_THE TASK_
From the first line of the data below through the line bearing "W, H = 872 - OFF, 460 - OFF", reproduce each line exactly; do not include pictures.

:: SUPPLIED INFORMATION ::

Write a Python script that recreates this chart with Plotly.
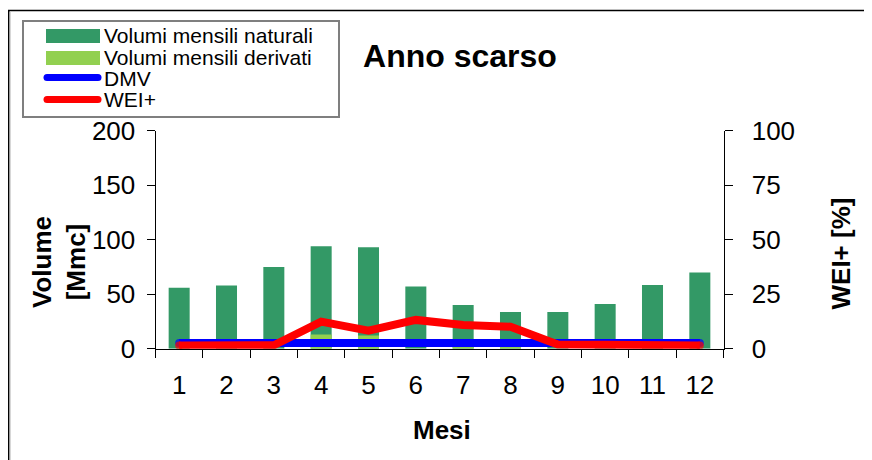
import plotly.graph_objects as go

# page offset of the figure inside the browser (default body margin)
OFF = 8
W, H = 872 - OFF, 460 - OFF

mesi = [str(i) for i in range(1, 13)]
volumi_naturali = [56, 58, 75, 94, 93, 57, 40, 33.7, 33.7, 41, 58.4, 70]
volumi_derivati = [0, 0, 0, 13, 12, 0, 3, 3, 0, 0, 0, 0]
dmv = [5.3] * 12
wei = [1.5, 1.5, 1.6, 12.4, 8.3, 13.2, 10.9, 10.1, 1.9, 1.8, 1.6, 1.5]

names = ["Volumi mensili naturali", "Volumi mensili derivati", "DMV", "WEI+"]
colors = ["#339966", "#92D050", "#0000FF", "#FF0000"]

FONT = "Liberation Sans, Arial, sans-serif"

def px(x):
    return (x - OFF) / W

def py(y):
    return (H - (y - OFF)) / H

x_dom = [px(155.5), px(723.5)]
y_dom = [py(348.7), py(130.7)]

end_caps = [8] + [0] * (len(mesi) - 2) + [8]

fig = go.Figure()
fig.add_trace(go.Bar(x=mesi, y=volumi_naturali, name=names[0], marker_color=colors[0],
                     marker_line_width=0, showlegend=False))
fig.add_trace(go.Bar(x=mesi, y=volumi_derivati, name=names[1], marker_color=colors[1],
                     marker_line_width=0, showlegend=False))
fig.add_trace(go.Scatter(x=mesi, y=dmv, name=names[2], mode="lines+markers",
                         line=dict(color=colors[2], width=8),
                         marker=dict(size=end_caps, color=colors[2], line=dict(width=0)),
                         showlegend=False))
fig.add_trace(go.Scatter(x=mesi, y=wei, name=names[3], mode="lines+markers", yaxis="y2",
                         line=dict(color=colors[3], width=8),
                         marker=dict(size=end_caps, color=colors[3], line=dict(width=0)),
                         showlegend=False))

axis_common = dict(showgrid=False, zeroline=False, showline=True, linecolor="black",
                   linewidth=1, ticks="outside", ticklen=8, tickwidth=1, tickcolor="black",
                   automargin=False,
                   tickfont=dict(family=FONT, size=26, color="black"))

fig.update_layout(
    width=W, height=H,
    margin=dict(l=0, r=0, t=0, b=0, autoexpand=False),
    paper_bgcolor="white", plot_bgcolor="white",
    barmode="overlay", bargap=0.556,
    showlegend=False,
    title=dict(text="<b>Anno scarso</b>", x=px(460), y=py(56), xref="paper", yref="paper",
               xanchor="center", yanchor="middle", automargin=False,
               font=dict(family=FONT, size=32, color="black")),
    xaxis=dict(domain=x_dom, type="category", categoryorder="array", categoryarray=mesi,
               range=[-0.5, 11.5], tickson="boundaries", anchor="y", ticklabelstandoff=13,
               **axis_common),
    yaxis=dict(domain=y_dom, range=[0, 200], dtick=50, anchor="x", ticklabelstandoff=6,
               **axis_common),
    yaxis2=dict(range=[0, 100], dtick=25, overlaying="y", side="right", anchor="x",
                ticklabelstandoff=14, **axis_common),
    yaxis3=dict(range=[0, 100], dtick=25, overlaying="y", side="right", anchor="x",
                showgrid=False, zeroline=False, showline=False, ticks="inside", ticklen=8,
                tickwidth=1, tickcolor="black", showticklabels=False, automargin=False),
)

P = dict(xref="paper", yref="paper")
shapes = []
# page frames
shapes.append(dict(type="line", x0=px(8), x1=1, y0=py(10.5), y1=py(10.5), line=dict(color="black", width=1.5), **P))
shapes.append(dict(type="line", x0=px(8.5), x1=px(8.5), y0=py(10), y1=0, line=dict(color="black", width=2), **P))
shapes.append(dict(type="line", x0=px(10), x1=px(10), y0=py(12), y1=0, line=dict(color="#b0b0b0", width=1), **P))
# legend box
shapes.append(dict(type="rect", x0=px(23), x1=px(339), y0=py(117), y1=py(21),
                   line=dict(color="#7f7f7f", width=2), fillcolor="white", layer="above", **P))
shapes.append(dict(type="rect", x0=px(46), x1=px(100), y0=py(43), y1=py(29),
                   line=dict(width=0), fillcolor=colors[0], layer="above", **P))
shapes.append(dict(type="rect", x0=px(46), x1=px(100), y0=py(65), y1=py(51),
                   line=dict(width=0), fillcolor=colors[1], layer="above", **P))
for yc, c in [(77.5, colors[2]), (99.5, colors[3])]:
    shapes.append(dict(type="line", x0=px(47), x1=px(98), y0=py(yc), y1=py(yc),
                       line=dict(color=c, width=7), layer="above", **P))
    for xc in (47, 98):
        shapes.append(dict(type="circle", x0=px(xc - 3.5), x1=px(xc + 3.5), y0=py(yc + 3.5),
                           y1=py(yc - 3.5), line=dict(width=0), fillcolor=c, layer="above", **P))
fig.update_layout(shapes=shapes)

ann = []
for nm, yc in zip(names, [35.5, 57, 78, 100]):
    ann.append(dict(text=nm, x=px(102), y=py(yc), xanchor="left",
                    yanchor="middle", showarrow=False, font=dict(family=FONT, size=21, color="black"), **P))
ann.append(dict(text="<b>Volume<br>[Mmc]</b>", x=px(59), y=py(262),
                xanchor="center", yanchor="middle", textangle=-90, showarrow=False,
                font=dict(family=FONT, size=26, color="black"), **P))
ann.append(dict(text="<b>WEI+ [%]</b>", x=px(840), y=py(253.5),
                xanchor="center", yanchor="middle", textangle=-90, showarrow=False,
                font=dict(family=FONT, size=26, color="black"), **P))
ann.append(dict(text="<b>Mesi</b>", x=px(441.5), y=py(430),
                xanchor="center", yanchor="middle", showarrow=False,
                font=dict(family=FONT, size=26, color="black"), **P))
fig.update_layout(annotations=ann)

fig.write_html("out.html")
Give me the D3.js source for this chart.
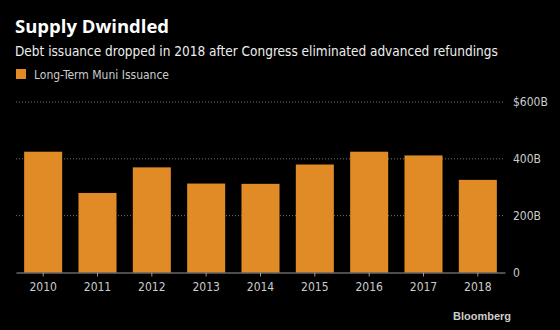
<!DOCTYPE html>
<html>
<head>
<meta charset="utf-8">
<script src="https://cdn.jsdelivr.net/npm/d3@7"></script>
<style>
  body { margin: 0; background: #000; }
  svg { display: block; }
</style>
</head>
<body>
<div id="chart"></div>
<script>
// data (billions of dollars)
var years = ["2010", "2011", "2012", "2013", "2014", "2015", "2016", "2017", "2018"];
var issuance = [425, 280, 370, 313, 312, 380, 425, 412, 326];
var yTicks = [0, 200, 400, 600];

var W = 560, H = 330;
var orange = "#E08B26";

var svg = d3.select("#chart").append("svg")
    .attr("width", W)
    .attr("height", H)
    .style("background", "#000");

// titles
svg.append("text")
    .attr("x", 15).attr("y", 33)
    .attr("fill", "#fff")
    .style("font-family", "'Open Sans', sans-serif")
    .style("font-weight", "bold")
    .style("font-size", "18.5px")
    .text("Supply Dwindled");

svg.append("text")
    .attr("x", 15).attr("y", 56)
    .attr("fill", "#eee")
    .style("font-family", "'DejaVu Sans Condensed', 'Roboto', sans-serif")
    .style("font-size", "13.5px")
    .text("Debt issuance dropped in 2018 after Congress eliminated advanced refundings");

// legend
svg.append("rect")
    .attr("x", 16).attr("y", 69)
    .attr("width", 10).attr("height", 10)
    .attr("fill", orange);
svg.append("text")
    .attr("x", 34).attr("y", 79)
    .attr("fill", "#ccc")
    .style("font-family", "'DejaVu Sans Condensed', 'Roboto', sans-serif")
    .style("font-size", "12px")
    .text("Long-Term Muni Issuance");

var x = d3.scaleBand()
    .domain(years)
    .range([16, 505])
    .paddingInner(0.3)
    .paddingOuter(0.15);

var y = d3.scaleLinear()
    .domain([0, 600])
    .range([272.5, 102]);

// grid lines
svg.append("g")
    .selectAll("line")
    .data(yTicks.filter(function (d) { return d > 0; }))
    .enter().append("line")
    .attr("x1", 16).attr("x2", 505)
    .attr("y1", function (d) { return y(d); })
    .attr("y2", function (d) { return y(d); })
    .attr("stroke", "#777")
    .attr("stroke-width", 1)
    .attr("stroke-dasharray", "1,2");

// bars
svg.append("g")
    .selectAll("rect")
    .data(issuance)
    .enter().append("rect")
    .attr("x", function (d, i) { return x(years[i]); })
    .attr("y", function (d) { return y(d); })
    .attr("width", x.bandwidth())
    .attr("height", function (d) { return y(0) - y(d); })
    .attr("fill", orange);

// x axis
var xAxis = svg.append("g")
    .attr("transform", "translate(0," + y(0) + ")")
    .call(d3.axisBottom(x).tickSize(4).tickPadding(6).tickSizeOuter(0));
xAxis.select(".domain").attr("stroke", "#999");
xAxis.selectAll(".tick line").attr("stroke", "#999");
xAxis.selectAll(".tick text")
    .attr("fill", "#ccc")
    .style("font-family", "'DejaVu Sans Condensed', 'Roboto', sans-serif")
    .style("font-size", "12px");

// y axis on the right
var yAxis = svg.append("g")
    .attr("transform", "translate(505,0)")
    .call(d3.axisRight(y).tickValues(yTicks).tickSize(0).tickPadding(8)
        .tickFormat(function (d) { return d === 0 ? "0" : (d === 600 ? "$" : "") + d + "B"; }));
yAxis.select(".domain").remove();
yAxis.selectAll(".tick text")
    .attr("fill", "#ccc")
    .style("font-family", "'DejaVu Sans Condensed', 'Roboto', sans-serif")
    .style("font-size", "12px");

// source logo
svg.append("text")
    .attr("x", 511).attr("y", 320)
    .attr("text-anchor", "end")
    .attr("fill", "#ccc")
    .style("font-family", "'Liberation Sans', Arial, sans-serif")
    .style("font-weight", "bold")
    .style("font-size", "11px")
    .text("Bloomberg");
</script>
</body>
</html>
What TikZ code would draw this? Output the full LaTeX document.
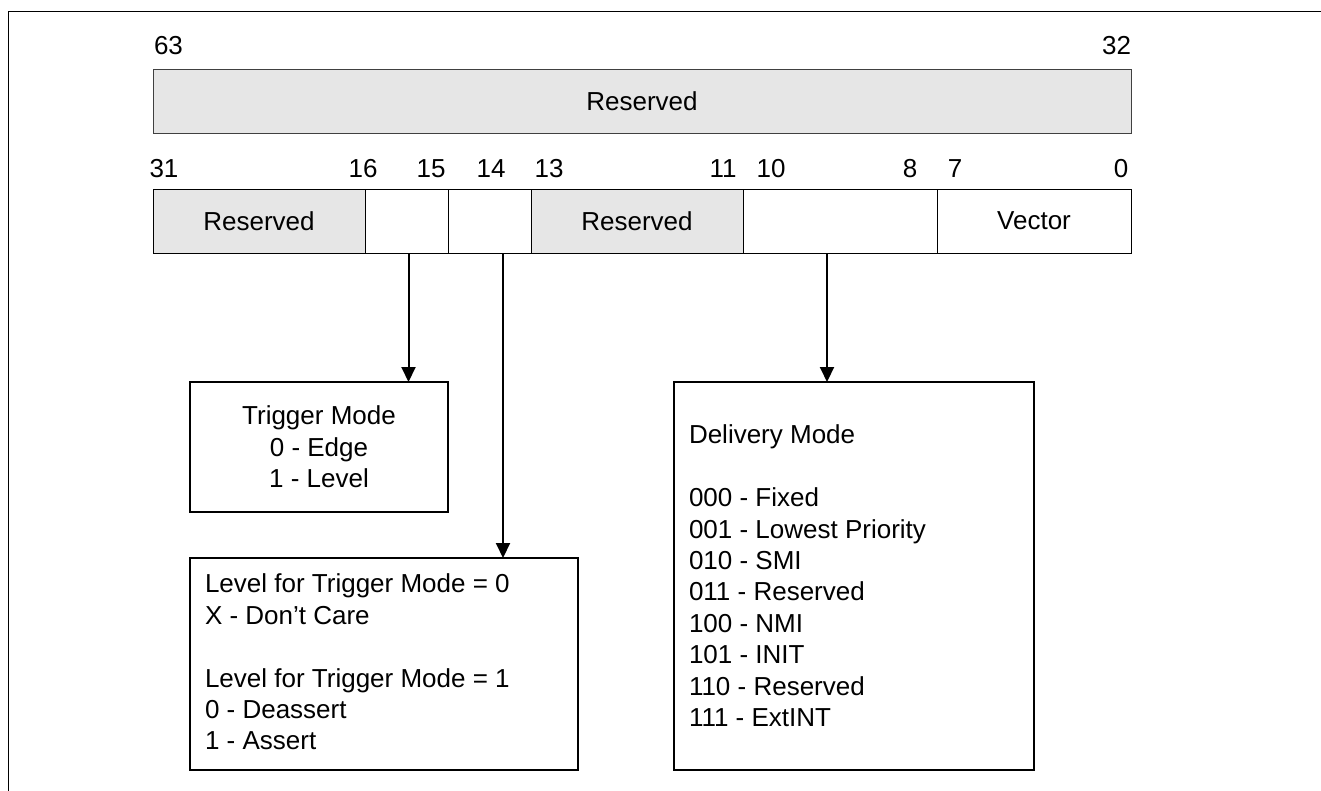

:::

_WORKED SOLUTION_
Write a Python script that recreates this chart with Plotly.
import plotly.graph_objects as go

# page offset of the figure inside the browser (default body margin)
OFF = 8
W, H = 872 - OFF, 460 - OFF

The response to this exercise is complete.